## Aim of the task
Your task is to repeat all of the data exactly while excluding the pictures.
___ Data provided
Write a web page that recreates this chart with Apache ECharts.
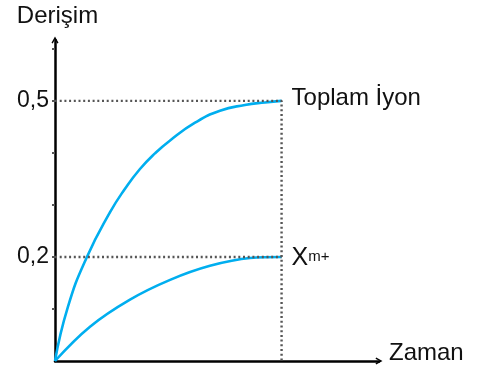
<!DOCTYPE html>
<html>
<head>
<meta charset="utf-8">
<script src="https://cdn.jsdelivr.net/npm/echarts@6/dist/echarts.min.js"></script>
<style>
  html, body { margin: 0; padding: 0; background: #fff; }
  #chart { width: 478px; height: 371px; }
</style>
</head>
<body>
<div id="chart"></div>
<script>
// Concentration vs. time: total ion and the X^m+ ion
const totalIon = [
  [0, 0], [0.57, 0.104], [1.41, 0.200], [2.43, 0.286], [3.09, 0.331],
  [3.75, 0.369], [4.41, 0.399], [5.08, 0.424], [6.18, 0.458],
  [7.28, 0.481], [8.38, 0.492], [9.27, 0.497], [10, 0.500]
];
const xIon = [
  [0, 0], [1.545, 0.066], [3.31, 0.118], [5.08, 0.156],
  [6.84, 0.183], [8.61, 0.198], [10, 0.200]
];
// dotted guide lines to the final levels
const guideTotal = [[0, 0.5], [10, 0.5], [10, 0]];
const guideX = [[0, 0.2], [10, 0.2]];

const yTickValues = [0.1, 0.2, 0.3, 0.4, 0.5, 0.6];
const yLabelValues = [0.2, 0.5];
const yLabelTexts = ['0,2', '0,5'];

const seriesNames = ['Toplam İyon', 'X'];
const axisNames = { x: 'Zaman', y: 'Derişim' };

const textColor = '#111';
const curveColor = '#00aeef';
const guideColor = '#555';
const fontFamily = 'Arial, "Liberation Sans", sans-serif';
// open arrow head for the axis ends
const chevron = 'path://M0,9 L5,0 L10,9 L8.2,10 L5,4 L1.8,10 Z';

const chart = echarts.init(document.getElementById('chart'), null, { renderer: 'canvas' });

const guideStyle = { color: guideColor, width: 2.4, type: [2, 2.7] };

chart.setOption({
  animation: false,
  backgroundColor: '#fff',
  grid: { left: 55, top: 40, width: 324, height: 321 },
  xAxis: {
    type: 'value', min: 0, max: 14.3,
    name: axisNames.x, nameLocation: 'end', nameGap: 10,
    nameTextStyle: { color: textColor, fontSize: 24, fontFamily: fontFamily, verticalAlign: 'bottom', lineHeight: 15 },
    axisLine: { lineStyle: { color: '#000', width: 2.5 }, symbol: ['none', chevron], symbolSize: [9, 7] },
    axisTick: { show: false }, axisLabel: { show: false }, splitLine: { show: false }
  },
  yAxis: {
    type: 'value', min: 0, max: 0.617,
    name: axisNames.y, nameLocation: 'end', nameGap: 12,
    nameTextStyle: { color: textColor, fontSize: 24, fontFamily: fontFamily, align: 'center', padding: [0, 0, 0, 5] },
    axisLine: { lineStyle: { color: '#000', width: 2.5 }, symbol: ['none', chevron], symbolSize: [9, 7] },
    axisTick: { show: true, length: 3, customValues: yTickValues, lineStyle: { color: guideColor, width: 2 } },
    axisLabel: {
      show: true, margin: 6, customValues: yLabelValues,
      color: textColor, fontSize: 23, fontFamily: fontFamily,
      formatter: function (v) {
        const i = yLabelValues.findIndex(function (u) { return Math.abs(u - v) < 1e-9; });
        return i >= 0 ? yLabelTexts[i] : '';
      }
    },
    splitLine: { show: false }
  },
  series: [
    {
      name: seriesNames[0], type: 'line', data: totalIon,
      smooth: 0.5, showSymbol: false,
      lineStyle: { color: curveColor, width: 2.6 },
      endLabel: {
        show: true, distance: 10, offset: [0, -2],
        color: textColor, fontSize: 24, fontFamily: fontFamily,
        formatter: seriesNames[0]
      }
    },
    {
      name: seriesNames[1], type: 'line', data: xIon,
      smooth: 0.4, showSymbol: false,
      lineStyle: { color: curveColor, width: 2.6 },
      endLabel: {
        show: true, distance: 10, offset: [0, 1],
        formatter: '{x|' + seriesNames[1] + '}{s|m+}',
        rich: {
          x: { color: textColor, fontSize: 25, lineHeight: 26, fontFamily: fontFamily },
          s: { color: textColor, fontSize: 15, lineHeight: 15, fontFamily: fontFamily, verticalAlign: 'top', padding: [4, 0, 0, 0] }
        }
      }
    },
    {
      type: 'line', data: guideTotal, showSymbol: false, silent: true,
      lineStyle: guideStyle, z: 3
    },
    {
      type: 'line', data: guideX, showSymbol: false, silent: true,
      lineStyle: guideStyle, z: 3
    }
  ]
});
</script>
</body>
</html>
______
## Full output
Write a web page that recreates this chart with Apache ECharts.
<!DOCTYPE html>
<html>
<head>
<meta charset="utf-8">
<script src="https://cdn.jsdelivr.net/npm/echarts@6/dist/echarts.min.js"></script>
<style>
  html, body { margin: 0; padding: 0; background: #fff; }
  #chart { width: 478px; height: 371px; }
</style>
</head>
<body>
<div id="chart"></div>
<script>
// Concentration vs. time: total ion and the X^m+ ion
const totalIon = [
  [0, 0], [0.57, 0.104], [1.41, 0.200], [2.43, 0.286], [3.09, 0.331],
  [3.75, 0.369], [4.41, 0.399], [5.08, 0.424], [6.18, 0.458],
  [7.28, 0.481], [8.38, 0.492], [9.27, 0.497], [10, 0.500]
];
const xIon = [
  [0, 0], [1.545, 0.066], [3.31, 0.118], [5.08, 0.156],
  [6.84, 0.183], [8.61, 0.198], [10, 0.200]
];
// dotted guide lines to the final levels
const guideTotal = [[0, 0.5], [10, 0.5], [10, 0]];
const guideX = [[0, 0.2], [10, 0.2]];

const yTickValues = [0.1, 0.2, 0.3, 0.4, 0.5, 0.6];
const yLabelValues = [0.2, 0.5];
const yLabelTexts = ['0,2', '0,5'];

const seriesNames = ['Toplam İyon', 'X'];
const axisNames = { x: 'Zaman', y: 'Derişim' };

const textColor = '#111';
const curveColor = '#00aeef';
const guideColor = '#555';
const fontFamily = 'Arial, "Liberation Sans", sans-serif';
// open arrow head for the axis ends
const chevron = 'path://M0,9 L5,0 L10,9 L8.2,10 L5,4 L1.8,10 Z';

const chart = echarts.init(document.getElementById('chart'), null, { renderer: 'canvas' });

const guideStyle = { color: guideColor, width: 2.4, type: [2, 2.7] };

chart.setOption({
  animation: false,
  backgroundColor: '#fff',
  grid: { left: 55, top: 40, width: 324, height: 321 },
  xAxis: {
    type: 'value', min: 0, max: 14.3,
    name: axisNames.x, nameLocation: 'end', nameGap: 10,
    nameTextStyle: { color: textColor, fontSize: 24, fontFamily: fontFamily, verticalAlign: 'bottom', lineHeight: 15 },
    axisLine: { lineStyle: { color: '#000', width: 2.5 }, symbol: ['none', chevron], symbolSize: [9, 7] },
    axisTick: { show: false }, axisLabel: { show: false }, splitLine: { show: false }
  },
  yAxis: {
    type: 'value', min: 0, max: 0.617,
    name: axisNames.y, nameLocation: 'end', nameGap: 12,
    nameTextStyle: { color: textColor, fontSize: 24, fontFamily: fontFamily, align: 'center', padding: [0, 0, 0, 5] },
    axisLine: { lineStyle: { color: '#000', width: 2.5 }, symbol: ['none', chevron], symbolSize: [9, 7] },
    axisTick: { show: true, length: 3, customValues: yTickValues, lineStyle: { color: guideColor, width: 2 } },
    axisLabel: {
      show: true, margin: 6, customValues: yLabelValues,
      color: textColor, fontSize: 23, fontFamily: fontFamily,
      formatter: function (v) {
        const i = yLabelValues.findIndex(function (u) { return Math.abs(u - v) < 1e-9; });
        return i >= 0 ? yLabelTexts[i] : '';
      }
    },
    splitLine: { show: false }
  },
  series: [
    {
      name: seriesNames[0], type: 'line', data: totalIon,
      smooth: 0.5, showSymbol: false,
      lineStyle: { color: curveColor, width: 2.6 },
      endLabel: {
        show: true, distance: 10, offset: [0, -2],
        color: textColor, fontSize: 24, fontFamily: fontFamily,
        formatter: seriesNames[0]
      }
    },
    {
      name: seriesNames[1], type: 'line', data: xIon,
      smooth: 0.4, showSymbol: false,
      lineStyle: { color: curveColor, width: 2.6 },
      endLabel: {
        show: true, distance: 10, offset: [0, 1],
        formatter: '{x|' + seriesNames[1] + '}{s|m+}',
        rich: {
          x: { color: textColor, fontSize: 25, lineHeight: 26, fontFamily: fontFamily },
          s: { color: textColor, fontSize: 15, lineHeight: 15, fontFamily: fontFamily, verticalAlign: 'top', padding: [4, 0, 0, 0] }
        }
      }
    },
    {
      type: 'line', data: guideTotal, showSymbol: false, silent: true,
      lineStyle: guideStyle, z: 3
    },
    {
      type: 'line', data: guideX, showSymbol: false, silent: true,
      lineStyle: guideStyle, z: 3
    }
  ]
});
</script>
</body>
</html>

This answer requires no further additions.